### The exercise
Reproduce nothing except the lines between the line with "Write a Python" and the line with "import pandas as pd", both ends included, and please leave out pictures.

### Given data

• • • • •

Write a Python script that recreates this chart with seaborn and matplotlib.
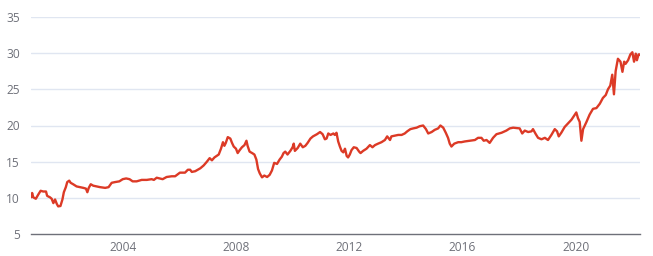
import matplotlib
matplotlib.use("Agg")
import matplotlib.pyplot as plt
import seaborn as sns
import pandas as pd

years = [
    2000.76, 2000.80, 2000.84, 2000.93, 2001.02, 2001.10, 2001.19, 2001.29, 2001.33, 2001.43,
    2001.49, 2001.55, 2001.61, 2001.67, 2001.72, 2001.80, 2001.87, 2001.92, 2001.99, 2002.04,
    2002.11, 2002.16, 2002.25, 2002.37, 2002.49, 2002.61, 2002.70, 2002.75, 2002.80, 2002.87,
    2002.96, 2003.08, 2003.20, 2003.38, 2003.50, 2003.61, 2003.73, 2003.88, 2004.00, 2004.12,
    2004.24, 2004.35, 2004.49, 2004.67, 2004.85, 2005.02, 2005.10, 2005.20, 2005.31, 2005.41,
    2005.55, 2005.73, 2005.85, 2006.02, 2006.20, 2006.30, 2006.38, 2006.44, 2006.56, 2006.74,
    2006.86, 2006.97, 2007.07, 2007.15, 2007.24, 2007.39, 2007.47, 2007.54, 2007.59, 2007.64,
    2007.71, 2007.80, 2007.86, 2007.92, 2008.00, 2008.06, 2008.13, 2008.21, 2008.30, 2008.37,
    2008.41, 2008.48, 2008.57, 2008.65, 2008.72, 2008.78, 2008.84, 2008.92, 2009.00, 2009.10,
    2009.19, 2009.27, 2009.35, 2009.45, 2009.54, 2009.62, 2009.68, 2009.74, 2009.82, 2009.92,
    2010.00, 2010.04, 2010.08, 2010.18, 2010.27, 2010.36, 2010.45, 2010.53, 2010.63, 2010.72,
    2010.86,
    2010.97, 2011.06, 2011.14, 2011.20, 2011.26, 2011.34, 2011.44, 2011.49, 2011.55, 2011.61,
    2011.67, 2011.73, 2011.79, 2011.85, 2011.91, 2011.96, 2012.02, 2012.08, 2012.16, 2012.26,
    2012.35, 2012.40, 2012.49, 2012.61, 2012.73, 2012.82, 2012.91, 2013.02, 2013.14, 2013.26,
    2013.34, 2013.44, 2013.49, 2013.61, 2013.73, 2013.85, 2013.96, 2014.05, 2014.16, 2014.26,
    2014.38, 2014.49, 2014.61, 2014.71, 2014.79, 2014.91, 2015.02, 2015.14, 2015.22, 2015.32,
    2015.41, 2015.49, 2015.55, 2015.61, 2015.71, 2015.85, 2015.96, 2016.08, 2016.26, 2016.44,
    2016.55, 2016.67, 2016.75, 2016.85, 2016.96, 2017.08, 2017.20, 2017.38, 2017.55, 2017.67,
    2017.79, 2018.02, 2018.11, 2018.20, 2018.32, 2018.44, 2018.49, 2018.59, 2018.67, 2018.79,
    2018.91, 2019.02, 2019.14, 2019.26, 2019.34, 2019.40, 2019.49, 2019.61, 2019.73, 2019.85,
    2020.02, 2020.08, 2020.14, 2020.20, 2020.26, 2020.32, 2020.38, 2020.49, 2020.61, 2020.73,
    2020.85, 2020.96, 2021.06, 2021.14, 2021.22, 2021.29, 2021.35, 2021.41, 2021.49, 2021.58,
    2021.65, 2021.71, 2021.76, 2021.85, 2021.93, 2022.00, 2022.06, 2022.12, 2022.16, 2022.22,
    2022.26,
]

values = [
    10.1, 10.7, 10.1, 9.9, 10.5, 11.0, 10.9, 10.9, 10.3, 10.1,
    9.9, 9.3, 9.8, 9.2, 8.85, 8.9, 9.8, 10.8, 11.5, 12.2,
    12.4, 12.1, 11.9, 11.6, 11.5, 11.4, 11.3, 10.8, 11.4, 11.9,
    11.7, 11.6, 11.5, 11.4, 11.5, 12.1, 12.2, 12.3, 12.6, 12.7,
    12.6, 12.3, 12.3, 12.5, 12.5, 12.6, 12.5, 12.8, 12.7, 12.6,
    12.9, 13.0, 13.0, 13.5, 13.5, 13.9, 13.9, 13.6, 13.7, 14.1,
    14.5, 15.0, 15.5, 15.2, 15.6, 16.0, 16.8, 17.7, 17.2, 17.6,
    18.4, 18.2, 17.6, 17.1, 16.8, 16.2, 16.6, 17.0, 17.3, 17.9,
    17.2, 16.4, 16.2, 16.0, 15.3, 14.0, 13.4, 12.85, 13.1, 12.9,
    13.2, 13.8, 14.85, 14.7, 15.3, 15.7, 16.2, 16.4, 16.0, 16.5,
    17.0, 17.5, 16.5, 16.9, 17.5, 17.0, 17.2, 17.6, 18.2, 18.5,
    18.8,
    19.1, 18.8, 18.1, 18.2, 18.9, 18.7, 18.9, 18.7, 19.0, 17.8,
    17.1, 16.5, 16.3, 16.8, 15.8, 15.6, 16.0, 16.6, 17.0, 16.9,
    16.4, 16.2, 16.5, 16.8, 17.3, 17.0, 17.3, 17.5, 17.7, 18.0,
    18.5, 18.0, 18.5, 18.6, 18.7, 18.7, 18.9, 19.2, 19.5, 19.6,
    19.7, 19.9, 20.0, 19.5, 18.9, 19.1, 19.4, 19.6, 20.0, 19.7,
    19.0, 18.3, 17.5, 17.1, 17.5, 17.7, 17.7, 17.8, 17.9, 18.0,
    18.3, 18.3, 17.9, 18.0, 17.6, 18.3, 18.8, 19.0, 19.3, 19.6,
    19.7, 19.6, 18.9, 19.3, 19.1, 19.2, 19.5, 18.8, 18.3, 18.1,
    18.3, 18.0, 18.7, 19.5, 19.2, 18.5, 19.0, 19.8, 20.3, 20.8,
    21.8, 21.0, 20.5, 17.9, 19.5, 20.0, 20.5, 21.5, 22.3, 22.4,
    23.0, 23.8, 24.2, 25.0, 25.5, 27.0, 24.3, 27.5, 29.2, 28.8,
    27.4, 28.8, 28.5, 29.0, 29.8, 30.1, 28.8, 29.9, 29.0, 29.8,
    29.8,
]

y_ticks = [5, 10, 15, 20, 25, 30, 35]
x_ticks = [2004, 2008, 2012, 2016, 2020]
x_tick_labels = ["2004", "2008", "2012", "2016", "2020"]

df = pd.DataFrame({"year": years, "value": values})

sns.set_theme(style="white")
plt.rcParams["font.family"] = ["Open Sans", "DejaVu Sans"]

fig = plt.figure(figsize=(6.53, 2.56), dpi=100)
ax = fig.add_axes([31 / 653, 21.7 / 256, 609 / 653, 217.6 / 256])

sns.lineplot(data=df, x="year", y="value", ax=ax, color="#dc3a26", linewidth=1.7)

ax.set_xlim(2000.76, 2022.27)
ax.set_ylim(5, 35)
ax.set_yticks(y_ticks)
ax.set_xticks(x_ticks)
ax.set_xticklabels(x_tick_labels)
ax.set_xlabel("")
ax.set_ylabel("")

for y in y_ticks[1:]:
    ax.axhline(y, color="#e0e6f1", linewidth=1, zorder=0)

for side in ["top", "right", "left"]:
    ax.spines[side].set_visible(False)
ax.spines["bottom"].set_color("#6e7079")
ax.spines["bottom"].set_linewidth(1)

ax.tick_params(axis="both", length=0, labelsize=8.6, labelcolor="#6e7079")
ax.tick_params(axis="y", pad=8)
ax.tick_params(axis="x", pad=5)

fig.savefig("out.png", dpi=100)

• • • • •

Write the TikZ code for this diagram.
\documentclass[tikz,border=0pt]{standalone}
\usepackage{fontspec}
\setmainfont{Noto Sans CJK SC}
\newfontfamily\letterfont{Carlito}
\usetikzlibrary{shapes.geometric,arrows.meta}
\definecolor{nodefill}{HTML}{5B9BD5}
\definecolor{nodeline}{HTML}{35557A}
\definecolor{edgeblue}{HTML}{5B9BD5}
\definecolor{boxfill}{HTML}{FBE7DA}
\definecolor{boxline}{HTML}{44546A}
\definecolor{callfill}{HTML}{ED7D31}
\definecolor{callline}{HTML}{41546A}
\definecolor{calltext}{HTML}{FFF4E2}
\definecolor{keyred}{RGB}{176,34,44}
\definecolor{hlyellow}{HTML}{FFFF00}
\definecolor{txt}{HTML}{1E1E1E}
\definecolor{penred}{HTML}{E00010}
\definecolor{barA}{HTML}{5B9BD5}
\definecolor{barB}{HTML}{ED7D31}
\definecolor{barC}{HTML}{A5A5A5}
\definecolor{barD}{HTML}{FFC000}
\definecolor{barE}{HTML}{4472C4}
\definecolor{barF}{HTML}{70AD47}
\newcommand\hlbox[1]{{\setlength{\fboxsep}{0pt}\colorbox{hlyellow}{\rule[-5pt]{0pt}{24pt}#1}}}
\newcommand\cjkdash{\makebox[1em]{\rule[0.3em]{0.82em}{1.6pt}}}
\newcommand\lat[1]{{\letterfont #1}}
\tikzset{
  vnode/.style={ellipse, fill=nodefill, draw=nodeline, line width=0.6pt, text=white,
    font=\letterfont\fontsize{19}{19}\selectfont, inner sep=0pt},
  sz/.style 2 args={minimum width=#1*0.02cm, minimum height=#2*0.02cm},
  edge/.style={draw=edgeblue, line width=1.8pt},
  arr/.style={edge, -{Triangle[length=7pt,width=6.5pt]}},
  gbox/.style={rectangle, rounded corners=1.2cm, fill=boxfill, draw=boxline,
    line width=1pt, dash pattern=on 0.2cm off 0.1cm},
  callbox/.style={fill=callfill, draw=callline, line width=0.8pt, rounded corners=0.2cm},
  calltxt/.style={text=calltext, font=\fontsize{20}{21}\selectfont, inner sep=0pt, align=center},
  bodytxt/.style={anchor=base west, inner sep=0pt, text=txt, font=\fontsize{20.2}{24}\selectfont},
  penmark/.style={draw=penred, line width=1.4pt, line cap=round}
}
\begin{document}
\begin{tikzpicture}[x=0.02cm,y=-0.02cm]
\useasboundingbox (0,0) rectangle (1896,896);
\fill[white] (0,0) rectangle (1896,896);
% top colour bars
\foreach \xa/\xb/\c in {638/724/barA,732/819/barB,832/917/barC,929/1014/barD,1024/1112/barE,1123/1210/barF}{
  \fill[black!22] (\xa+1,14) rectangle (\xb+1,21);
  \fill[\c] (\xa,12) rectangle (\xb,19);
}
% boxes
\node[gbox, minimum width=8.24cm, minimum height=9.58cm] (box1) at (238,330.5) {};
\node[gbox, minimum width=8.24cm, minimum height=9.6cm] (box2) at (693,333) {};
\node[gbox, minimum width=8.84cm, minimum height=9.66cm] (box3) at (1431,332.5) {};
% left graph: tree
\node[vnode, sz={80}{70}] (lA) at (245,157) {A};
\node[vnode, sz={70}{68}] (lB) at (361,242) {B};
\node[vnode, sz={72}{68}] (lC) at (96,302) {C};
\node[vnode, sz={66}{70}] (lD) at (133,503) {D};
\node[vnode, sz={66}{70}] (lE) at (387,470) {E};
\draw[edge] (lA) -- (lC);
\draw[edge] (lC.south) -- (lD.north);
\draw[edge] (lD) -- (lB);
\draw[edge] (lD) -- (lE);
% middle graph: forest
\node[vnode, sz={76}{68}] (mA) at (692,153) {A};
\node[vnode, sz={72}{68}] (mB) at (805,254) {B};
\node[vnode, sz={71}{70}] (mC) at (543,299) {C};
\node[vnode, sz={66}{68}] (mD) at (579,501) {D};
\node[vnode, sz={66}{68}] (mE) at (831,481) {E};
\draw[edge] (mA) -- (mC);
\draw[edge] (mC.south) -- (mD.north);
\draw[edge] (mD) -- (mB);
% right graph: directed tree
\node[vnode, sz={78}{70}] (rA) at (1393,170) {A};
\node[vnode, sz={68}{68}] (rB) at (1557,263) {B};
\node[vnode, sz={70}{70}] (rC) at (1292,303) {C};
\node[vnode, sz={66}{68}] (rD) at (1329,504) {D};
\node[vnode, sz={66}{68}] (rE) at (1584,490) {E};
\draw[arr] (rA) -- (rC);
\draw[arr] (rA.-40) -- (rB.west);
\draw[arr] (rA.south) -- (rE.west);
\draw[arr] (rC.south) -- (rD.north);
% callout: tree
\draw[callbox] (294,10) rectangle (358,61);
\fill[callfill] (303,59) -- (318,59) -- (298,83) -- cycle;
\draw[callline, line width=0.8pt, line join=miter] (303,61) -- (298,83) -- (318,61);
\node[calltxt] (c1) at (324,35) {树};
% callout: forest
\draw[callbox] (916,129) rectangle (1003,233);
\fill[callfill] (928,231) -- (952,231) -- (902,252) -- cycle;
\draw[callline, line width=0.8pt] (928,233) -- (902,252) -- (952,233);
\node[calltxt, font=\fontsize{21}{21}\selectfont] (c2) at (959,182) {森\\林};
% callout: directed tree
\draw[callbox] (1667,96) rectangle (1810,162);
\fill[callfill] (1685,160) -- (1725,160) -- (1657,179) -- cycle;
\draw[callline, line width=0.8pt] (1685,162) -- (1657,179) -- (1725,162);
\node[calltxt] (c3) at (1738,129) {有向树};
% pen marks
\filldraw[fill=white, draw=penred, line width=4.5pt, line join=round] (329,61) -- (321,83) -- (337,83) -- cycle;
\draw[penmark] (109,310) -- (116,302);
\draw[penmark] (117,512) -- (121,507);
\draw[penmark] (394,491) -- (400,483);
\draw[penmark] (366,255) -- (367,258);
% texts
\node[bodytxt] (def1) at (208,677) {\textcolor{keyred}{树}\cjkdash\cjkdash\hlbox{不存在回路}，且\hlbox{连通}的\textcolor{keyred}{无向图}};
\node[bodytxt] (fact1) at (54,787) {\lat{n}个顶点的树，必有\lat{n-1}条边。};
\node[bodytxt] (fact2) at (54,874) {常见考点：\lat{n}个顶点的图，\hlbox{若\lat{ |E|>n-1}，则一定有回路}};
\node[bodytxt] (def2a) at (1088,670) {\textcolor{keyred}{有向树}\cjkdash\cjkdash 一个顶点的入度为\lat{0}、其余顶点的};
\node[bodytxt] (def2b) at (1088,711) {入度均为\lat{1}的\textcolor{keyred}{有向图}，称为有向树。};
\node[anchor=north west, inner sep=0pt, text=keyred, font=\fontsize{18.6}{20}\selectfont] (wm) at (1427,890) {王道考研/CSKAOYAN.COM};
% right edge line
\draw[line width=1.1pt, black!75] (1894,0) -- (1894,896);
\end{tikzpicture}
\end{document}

• • • • •

### Exercise output
Write a Python script that recreates this chart with seaborn and matplotlib.
import matplotlib
matplotlib.use("Agg")
import matplotlib.pyplot as plt
import seaborn as sns
import pandas as pd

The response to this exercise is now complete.